Currie studied music and film at the Elder Conservatorium and Flinders University, and joined the South Australian Film Corporation in 1973. Since then, he has gone on to create and record unique sound environments for almost 100 Australian films and TV projects, including work with acclaimed directors Rolf de Heer and Paul Cox.

Currie said he was shocked to win the award since he’s not a mainstream artist. “I occasionally dabble in the mainstream,” he said in an interview with ABC, “but my main life has been with the underground, alternative cinema and those auteurs, so it was a big surprise.”  
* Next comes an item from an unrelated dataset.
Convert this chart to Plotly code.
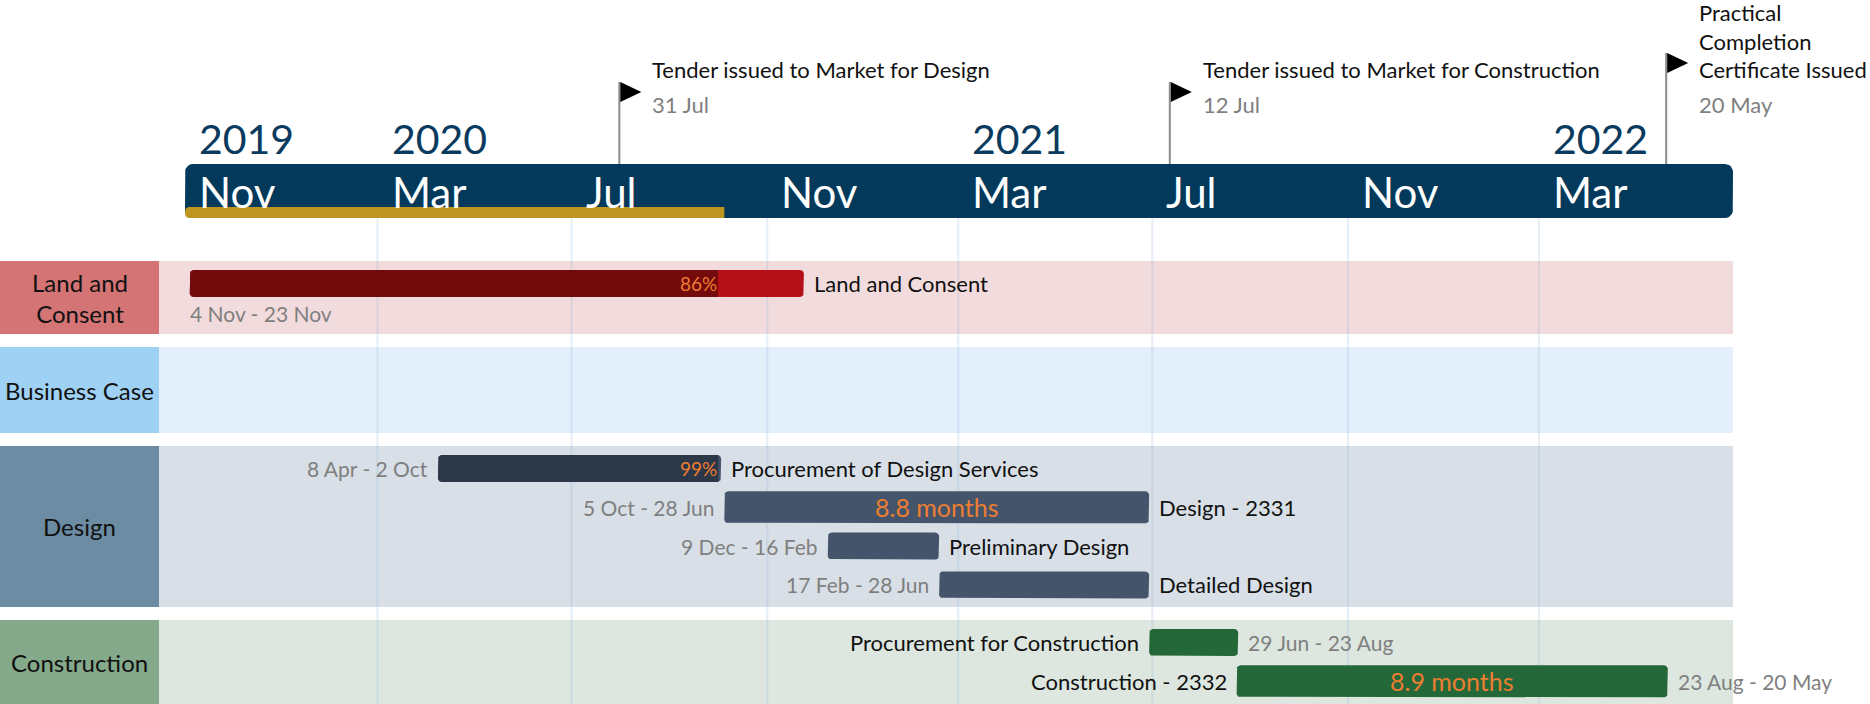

Music is the best-known element of sound within a film – just think of Bernard Hermann’s unforgettable score for Psycho, or Stanley Kubrick’s use of Richard Strauss’ Thus Spake Zarathustra as the gloriously powerful opening to 2001: A Space Odyssey. However, like the score, background noises and distinctive sounds are vital to bringing the dramatic tension of a film to the fore. As a sound recordist, Currie doesn’t work with the music, but rather the subtle noises that are essential to realising a film’s location and atmosphere. He’s worked on a number of iconic Australian films, including Red Dog, Ten Canoes and Charlie’s Country.

Andrew Zielinski in his book, Conversations With a Sound Man, writes that Currie “creates and records a unique sound environment, believing firmly that sound needs to be recorded and mixed using the actual environment in which the film is being shot. From this philosophy has come his practice of recording on site, seeking the truth, integrity and fidelity of each location.”